▶ **Task objective**
All of the listing below must be repeated word for word. Pictures are the only thing to omit.

▶ **Collected data**
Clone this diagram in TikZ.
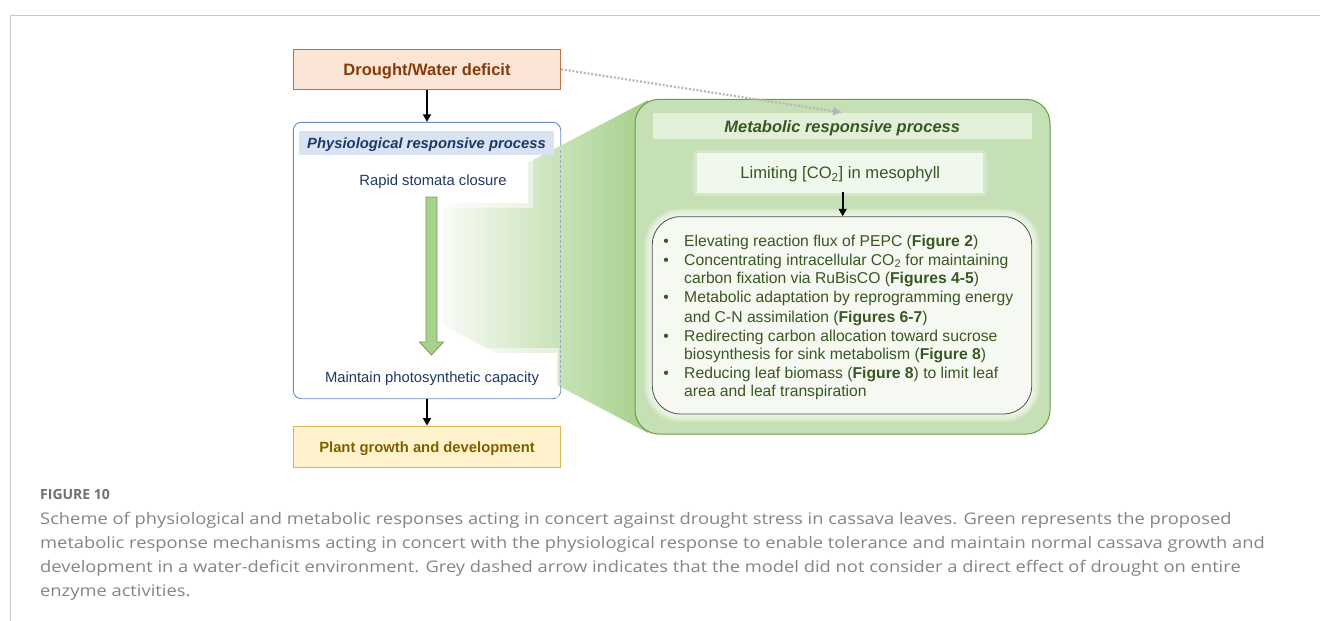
\documentclass[tikz,border=0pt]{standalone}
\usepackage{fontspec}
\setmainfont{Liberation Sans}
\newfontfamily\capfont[FakeStretch=1.145]{Open Sans}
\newfontfamily\capfontb{Open Sans}
\usetikzlibrary{arrows.meta}
\definecolor{framegray}{HTML}{C8C8C8}
\definecolor{droughtF}{HTML}{FBE5D6}
\definecolor{droughtB}{HTML}{C07048}
\definecolor{droughtT}{HTML}{843C0C}
\definecolor{physB}{HTML}{6D8CC3}
\definecolor{physH}{HTML}{DAE3F3}
\definecolor{physT}{HTML}{1F3864}
\definecolor{physBody}{HTML}{203864}
\definecolor{garF}{HTML}{A9D18E}
\definecolor{garB}{HTML}{6E9D4C}
\definecolor{trapG}{HTML}{A5CF89}
\definecolor{metF}{HTML}{C5E0B4}
\definecolor{metB}{HTML}{6C9A4B}
\definecolor{metH}{HTML}{E2F0D9}
\definecolor{metT}{HTML}{385723}
\definecolor{limF}{HTML}{F0F7EC}
\definecolor{bulF}{HTML}{F5F9F2}
\definecolor{bulB}{HTML}{505050}
\definecolor{plantF}{HTML}{FFF2CC}
\definecolor{plantB}{HTML}{D6B656}
\definecolor{plantT}{HTML}{7F6000}
\definecolor{capgray}{HTML}{858585}
\definecolor{capdark}{HTML}{707070}
\definecolor{dashgray}{HTML}{B8B8B8}
\begin{document}
\begin{tikzpicture}[x=1pt,y=-1pt,
  capc/.style={text height=#1, text depth=0pt, inner sep=0pt},
  arr/.style={-{Triangle[length=7.5pt,width=8pt]}, line width=1.6pt, black},
  physfont/.style={font=\fontsize{14.8}{17}\selectfont, text=physBody},
  bulfont/.style={font=\fontsize{15.7}{18}\selectfont, text=metT, inner sep=0pt},
  captext/.style={anchor=base west, inner sep=0pt, font=\capfont\fontsize{16}{20}\selectfont, text=capgray},
]
\useasboundingbox (0,0) rectangle (1320,621);
\fill[white] (0,0) rectangle (1320,621);
\draw[framegray, line width=1pt] (10,621) -- (10,15) -- (1320,15);

% physiological frame
\node[draw=physB, line width=0.9pt, rounded corners=8pt, minimum width=267.4pt, minimum height=276.4pt, inner sep=0pt] (phys) at (427,260.5) {};

% zoom trapezoid
\shade[left color=trapG!8, right color=trapG] (443,207) -- (648,100) -- (648,433) -- (443,325) -- cycle;
\draw[physB!75, line width=0.6pt, dash pattern=on 3pt off 2pt] (560.7,150) -- (560.7,392);

% header
\node[capc=10.6pt, fill=physH, minimum width=255pt, minimum height=24pt, font=\bfseries\itshape\fontsize{14.8}{17}\selectfont, text=physT] (physhead) at (426.5,143) {Physiological responsive process};

% rapid stomata closure
\fill[white, opacity=0.5] (343,155) rectangle (533,208);
\node[fill=white, minimum width=180pt, minimum height=43pt, inner sep=0pt] (rapidbg) at (438,181.5) {};
\node[capc=10.6pt, physfont] (rapid) at (433,180) {Rapid stomata closure};

% maintain
\fill[white, opacity=0.5] (300,348) rectangle (559,398);
\node[fill=white, minimum width=252pt, minimum height=43pt, inner sep=0pt] (maintbg) at (431,374.5) {};
\node[capc=10.6pt, physfont] (maint) at (432,376.7) {Maintain photosynthetic capacity};

% green block arrow
\draw[garB, fill=garF, line width=0.8pt] (426,197) -- (437,197) -- (437,342) -- (443.5,342) -- (431.5,355) -- (419.5,342) -- (426,342) -- cycle;

% drought
\node[capc=11.8pt, draw=droughtB, line width=0.9pt, fill=droughtF, minimum width=267.4pt, minimum height=40pt, font=\bfseries\fontsize{16.5}{20}\selectfont, text=droughtT] (drought) at (427,69.3) {Drought/Water deficit};
\draw[arr] (drought.south) -- (phys.north);

% plant
\node[capc=10.6pt, draw=plantB, line width=0.9pt, fill=plantF, minimum width=267.4pt, minimum height=41.3pt, font=\bfseries\fontsize{14.8}{17}\selectfont, text=plantT] (plant) at (427,446.7) {Plant growth and development};
\draw[arr] (phys.south) -- (plant.north);

% metabolic box
\node[draw=metB, line width=1pt, fill=metF, rounded corners=24pt, minimum width=415pt, minimum height=334.7pt, inner sep=0pt] (met) at (842.5,266.7) {};
\node[capc=11.8pt, fill=metH, minimum width=379pt, minimum height=26pt, font=\bfseries\itshape\fontsize{16.5}{20}\selectfont, text=metT] (methead) at (842.2,126.3) {Metabolic responsive process};

% limiting
\fill[limF, opacity=0.35, rounded corners=5pt] (693,150) rectangle (987,196);
\node[capc=11.9pt, fill=limF, minimum width=286pt, minimum height=40pt, font=\fontsize{16.6}{20}\selectfont, text=metT] (lim) at (840.3,173) {Limiting [CO\textsubscript{2}] in mesophyll};

% bullet box with glow
\foreach \g in {8,6,4,2}{
  \fill[white, opacity=0.25, rounded corners=28pt+\g pt] (652.3-\g,216.7-\g) rectangle (1031.7+\g,414+\g);
}
\node[draw=bulB, line width=0.8pt, fill=bulF, rounded corners=28pt, minimum width=379.4pt, minimum height=197.3pt, inner sep=0pt] (bul) at (842,315.3) {};
\coordinate (limarr) at (842.7,192);
\draw[arr] (limarr) -- (bul.north -| limarr);

\foreach \yy/\b/\t in {
  240.7/1/{Elevating reaction flux of PEPC (\textbf{Figure 2})},
  259.5/1/{Concentrating intracellular CO\textsubscript{2} for maintaining},
  278.3/0/{carbon fixation via RuBisCO (\textbf{Figures 4-5})},
  297.3/1/{Metabolic adaptation by reprogramming energy},
  316.5/0/{and C-N assimilation (\textbf{Figures 6-7})},
  335.5/1/{Redirecting carbon allocation toward sucrose},
  354.3/0/{biosynthesis for sink metabolism (\textbf{Figure 8})},
  372.7/1/{Reducing leaf biomass (\textbf{Figure 8}) to limit leaf},
  390.5/0/{area and leaf transpiration}}{
  \node[bulfont, anchor=base west] at (684,\yy+5.6) {\t};
  \ifnum\b=1 \node[bulfont, anchor=base] at (666,\yy+5.6) {•};\fi
}

% grey dashed arrow
\coordinate (dashend) at (842,112.5);
\draw[dashgray, line width=2.2pt, dash pattern=on 2pt off 1.8pt, -{Triangle[length=9pt,width=8pt]}] (drought.east) -- (dashend);

% caption
\node[anchor=base west, inner sep=0pt, font=\capfontb\bfseries\fontsize{14}{17}\selectfont, text=capdark] (fig) at (40,499) {FIGURE 10};
\node[captext] (c1) at (40,524.7) {Scheme of physiological and metabolic responses acting in concert against drought stress in cassava leaves. Green represents the proposed};
\node[captext] (c2) at (40,548.7) {metabolic response mechanisms acting in concert with the physiological response to enable tolerance and maintain normal cassava growth and};
\node[captext] (c3) at (40,572.7) {development in a water-deficit environment. Grey dashed arrow indicates that the model did not consider a direct effect of drought on entire};
\node[captext] (c4) at (40,596.7) {enzyme activities.};
\end{tikzpicture}
\end{document}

▶ **Exercise result**
Clone this diagram in TikZ.
\documentclass[tikz,border=0pt]{standalone}
\usepackage{fontspec}
\setmainfont{Liberation Sans}
\newfontfamily\capfont[FakeStretch=1.145]{Open Sans}
\newfontfamily\capfontb{Open Sans}
\usetikzlibrary{arrows.meta}
\definecolor{framegray}{HTML}{C8C8C8}
\definecolor{droughtF}{HTML}{FBE5D6}
\definecolor{droughtB}{HTML}{C07048}
\definecolor{droughtT}{HTML}{843C0C}
\definecolor{physB}{HTML}{6D8CC3}
\definecolor{physH}{HTML}{DAE3F3}
\definecolor{physT}{HTML}{1F3864}
\definecolor{physBody}{HTML}{203864}
\definecolor{garF}{HTML}{A9D18E}
\definecolor{garB}{HTML}{6E9D4C}
\definecolor{trapG}{HTML}{A5CF89}
\definecolor{metF}{HTML}{C5E0B4}
\definecolor{metB}{HTML}{6C9A4B}
\definecolor{metH}{HTML}{E2F0D9}
\definecolor{metT}{HTML}{385723}
\definecolor{limF}{HTML}{F0F7EC}
\definecolor{bulF}{HTML}{F5F9F2}
\definecolor{bulB}{HTML}{505050}
\definecolor{plantF}{HTML}{FFF2CC}
\definecolor{plantB}{HTML}{D6B656}
\definecolor{plantT}{HTML}{7F6000}
\definecolor{capgray}{HTML}{858585}
\definecolor{capdark}{HTML}{707070}
\definecolor{dashgray}{HTML}{B8B8B8}
\begin{document}
\begin{tikzpicture}[x=1pt,y=-1pt,
  capc/.style={text height=#1, text depth=0pt, inner sep=0pt},
  arr/.style={-{Triangle[length=7.5pt,width=8pt]}, line width=1.6pt, black},
  physfont/.style={font=\fontsize{14.8}{17}\selectfont, text=physBody},
  bulfont/.style={font=\fontsize{15.7}{18}\selectfont, text=metT, inner sep=0pt},
  captext/.style={anchor=base west, inner sep=0pt, font=\capfont\fontsize{16}{20}\selectfont, text=capgray},
]
\useasboundingbox (0,0) rectangle (1320,621);
\fill[white] (0,0) rectangle (1320,621);
\draw[framegray, line width=1pt] (10,621) -- (10,15) -- (1320,15);

% physiological frame
\node[draw=physB, line width=0.9pt, rounded corners=8pt, minimum width=267.4pt, minimum height=276.4pt, inner sep=0pt] (phys) at (427,260.5) {};

% zoom trapezoid
\shade[left color=trapG!8, right color=trapG] (443,207) -- (648,100) -- (648,433) -- (443,325) -- cycle;
\draw[physB!75, line width=0.6pt, dash pattern=on 3pt off 2pt] (560.7,150) -- (560.7,392);

% header
\node[capc=10.6pt, fill=physH, minimum width=255pt, minimum height=24pt, font=\bfseries\itshape\fontsize{14.8}{17}\selectfont, text=physT] (physhead) at (426.5,143) {Physiological responsive process};

% rapid stomata closure
\fill[white, opacity=0.5] (343,155) rectangle (533,208);
\node[fill=white, minimum width=180pt, minimum height=43pt, inner sep=0pt] (rapidbg) at (438,181.5) {};
\node[capc=10.6pt, physfont] (rapid) at (433,180) {Rapid stomata closure};

% maintain
\fill[white, opacity=0.5] (300,348) rectangle (559,398);
\node[fill=white, minimum width=252pt, minimum height=43pt, inner sep=0pt] (maintbg) at (431,374.5) {};
\node[capc=10.6pt, physfont] (maint) at (432,376.7) {Maintain photosynthetic capacity};

% green block arrow
\draw[garB, fill=garF, line width=0.8pt] (426,197) -- (437,197) -- (437,342) -- (443.5,342) -- (431.5,355) -- (419.5,342) -- (426,342) -- cycle;

% drought
\node[capc=11.8pt, draw=droughtB, line width=0.9pt, fill=droughtF, minimum width=267.4pt, minimum height=40pt, font=\bfseries\fontsize{16.5}{20}\selectfont, text=droughtT] (drought) at (427,69.3) {Drought/Water deficit};
\draw[arr] (drought.south) -- (phys.north);

% plant
\node[capc=10.6pt, draw=plantB, line width=0.9pt, fill=plantF, minimum width=267.4pt, minimum height=41.3pt, font=\bfseries\fontsize{14.8}{17}\selectfont, text=plantT] (plant) at (427,446.7) {Plant growth and development};
\draw[arr] (phys.south) -- (plant.north);

% metabolic box
\node[draw=metB, line width=1pt, fill=metF, rounded corners=24pt, minimum width=415pt, minimum height=334.7pt, inner sep=0pt] (met) at (842.5,266.7) {};
\node[capc=11.8pt, fill=metH, minimum width=379pt, minimum height=26pt, font=\bfseries\itshape\fontsize{16.5}{20}\selectfont, text=metT] (methead) at (842.2,126.3) {Metabolic responsive process};

% limiting
\fill[limF, opacity=0.35, rounded corners=5pt] (693,150) rectangle (987,196);
\node[capc=11.9pt, fill=limF, minimum width=286pt, minimum height=40pt, font=\fontsize{16.6}{20}\selectfont, text=metT] (lim) at (840.3,173) {Limiting [CO\textsubscript{2}] in mesophyll};

% bullet box with glow
\foreach \g in {8,6,4,2}{
  \fill[white, opacity=0.25, rounded corners=28pt+\g pt] (652.3-\g,216.7-\g) rectangle (1031.7+\g,414+\g);
}
\node[draw=bulB, line width=0.8pt, fill=bulF, rounded corners=28pt, minimum width=379.4pt, minimum height=197.3pt, inner sep=0pt] (bul) at (842,315.3) {};
\coordinate (limarr) at (842.7,192);
\draw[arr] (limarr) -- (bul.north -| limarr);

\foreach \yy/\b/\t in {
  240.7/1/{Elevating reaction flux of PEPC (\textbf{Figure 2})},
  259.5/1/{Concentrating intracellular CO\textsubscript{2} for maintaining},
  278.3/0/{carbon fixation via RuBisCO (\textbf{Figures 4-5})},
  297.3/1/{Metabolic adaptation by reprogramming energy},
  316.5/0/{and C-N assimilation (\textbf{Figures 6-7})},
  335.5/1/{Redirecting carbon allocation toward sucrose},
  354.3/0/{biosynthesis for sink metabolism (\textbf{Figure 8})},
  372.7/1/{Reducing leaf biomass (\textbf{Figure 8}) to limit leaf},
  390.5/0/{area and leaf transpiration}}{
  \node[bulfont, anchor=base west] at (684,\yy+5.6) {\t};
  \ifnum\b=1 \node[bulfont, anchor=base] at (666,\yy+5.6) {•};\fi
}

% grey dashed arrow
\coordinate (dashend) at (842,112.5);
\draw[dashgray, line width=2.2pt, dash pattern=on 2pt off 1.8pt, -{Triangle[length=9pt,width=8pt]}] (drought.east) -- (dashend);

% caption
\node[anchor=base west, inner sep=0pt, font=\capfontb\bfseries\fontsize{14}{17}\selectfont, text=capdark] (fig) at (40,499) {FIGURE 10};
\node[captext] (c1) at (40,524.7) {Scheme of physiological and metabolic responses acting in concert against drought stress in cassava leaves. Green represents the proposed};
\node[captext] (c2) at (40,548.7) {metabolic response mechanisms acting in concert with the physiological response to enable tolerance and maintain normal cassava growth and};
\node[captext] (c3) at (40,572.7) {development in a water-deficit environment. Grey dashed arrow indicates that the model did not consider a direct effect of drought on entire};
\node[captext] (c4) at (40,596.7) {enzyme activities.};
\end{tikzpicture}
\end{document}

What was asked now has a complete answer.